Em consequência, julgo carecedores das reconvenções os réus cujos títulos têm glebas situadas fora da área da reserva indígena, porque, para afirmação da validez de seu título perante a causa petendi (causa de pedir), basta a improcedência da demanda, porque se declara que a Funai não tem direito de anular o seu título, disse o ministro.

Em seu voto, o decano do STF, ministro Celso de Mello, afirmou que as perícias antropológica, agronômica e topográfica revelam que a área efetivamente disputada tem sido habitada pela etnia pataxó, que mantém uma relação especial com as terras da Reserva Indígena Caramuru-Catarina Paraguassu. O ministro considerou que a diáspora (dispersão) ocorrida tempos atrás na região não comprometeu a identidade indígena, tendo em vista que os pataxós se mantiveram na região, conscientes da vinculação histórica com o seu próprio território.

O ministro Celso de Mello salientou que ninguém pode se tornar dono de terras ocupadas por índios, que pertencem à União e, como tais, não podem ser negociadas. Ele lembrou que a Constituição Federal não prevê pagamento de indenizações aos eventuais ocupantes dessas áreas, apenas o ressarcimento pelas benfeitorias feitas de boa-fé. O decano também se referiu ainda à necessidade de observância do disposto na Convenção 169 da Organização Internacional do Trabalho (OIT), documento internacional mais recente sobre o tema, da qual o Brasil é signatário, que preserva os direitos de grupos tribais e os protege contra remoções involuntárias.

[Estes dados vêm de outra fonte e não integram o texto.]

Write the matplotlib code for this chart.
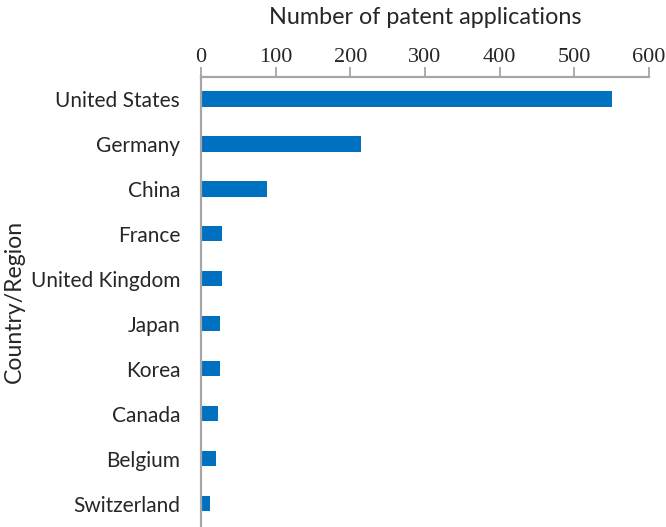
import matplotlib
matplotlib.use("Agg")
import matplotlib.pyplot as plt

BLUE = "#0070C0"
AXIS = "#A6A6A6"
TEXT = "#262626"

countries = ["United States", "Germany", "China", "France", "United Kingdom",
             "Japan", "Korea", "Canada", "Belgium", "Switzerland"]
applications = [550, 214, 88, 28, 28, 25, 25, 23, 20, 12]
xticks = [0, 100, 200, 300, 400, 500, 600]

fig = plt.figure(figsize=(6.66, 5.27), dpi=100)
ax = fig.add_axes([201 / 666, 1 - 526 / 527, 448 / 666, 449.5 / 527])

ypos = list(range(len(countries)))
ax.barh(ypos, applications, height=0.34, color=BLUE)
ax.set_ylim(len(countries) - 0.5, -0.5)
ax.set_xlim(0, 600)

ax.xaxis.tick_top()
ax.xaxis.set_label_position("top")
ax.set_xticks(xticks)
ax.set_xticklabels([str(t) for t in xticks], family="Liberation Serif",
                   fontsize=16, color=TEXT)
ax.tick_params(axis="x", direction="out", length=7, width=1.3, color=AXIS, pad=0)
ax.set_yticks(ypos)
ax.set_yticklabels(countries, family="Lato", fontsize=15, color=TEXT)
ax.tick_params(axis="y", length=0, pad=15)

for side in ("right", "bottom"):
    ax.spines[side].set_visible(False)
for side in ("top", "left"):
    ax.spines[side].set_color(AXIS)
    ax.spines[side].set_linewidth(1.6)

ax.set_xlabel("Number of patent applications", family="Lato", fontsize=16.8,
              color=TEXT, labelpad=17)
ax.set_ylabel("Country/Region", family="Lato", fontsize=16.6, color=TEXT,
              labelpad=4)

fig.savefig("out.png")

Ao acompanhar o voto do relator, o presidente do STF, ministro Ayres Britto, ressaltou que, para o índio, a terra não é um bem mercantil, passível de transação. Para os índios, a terra é um totem horizontal, é um espírito protetor, é um ente com o qual ele mantém uma relação umbilical. O ministro-presidente lembrou que, não por outro motivo, a Constituição Federal proíbe a remoção de índios, permitindo-a excepcionalmente mediante autorização do Congresso Nacional e em caráter temporário.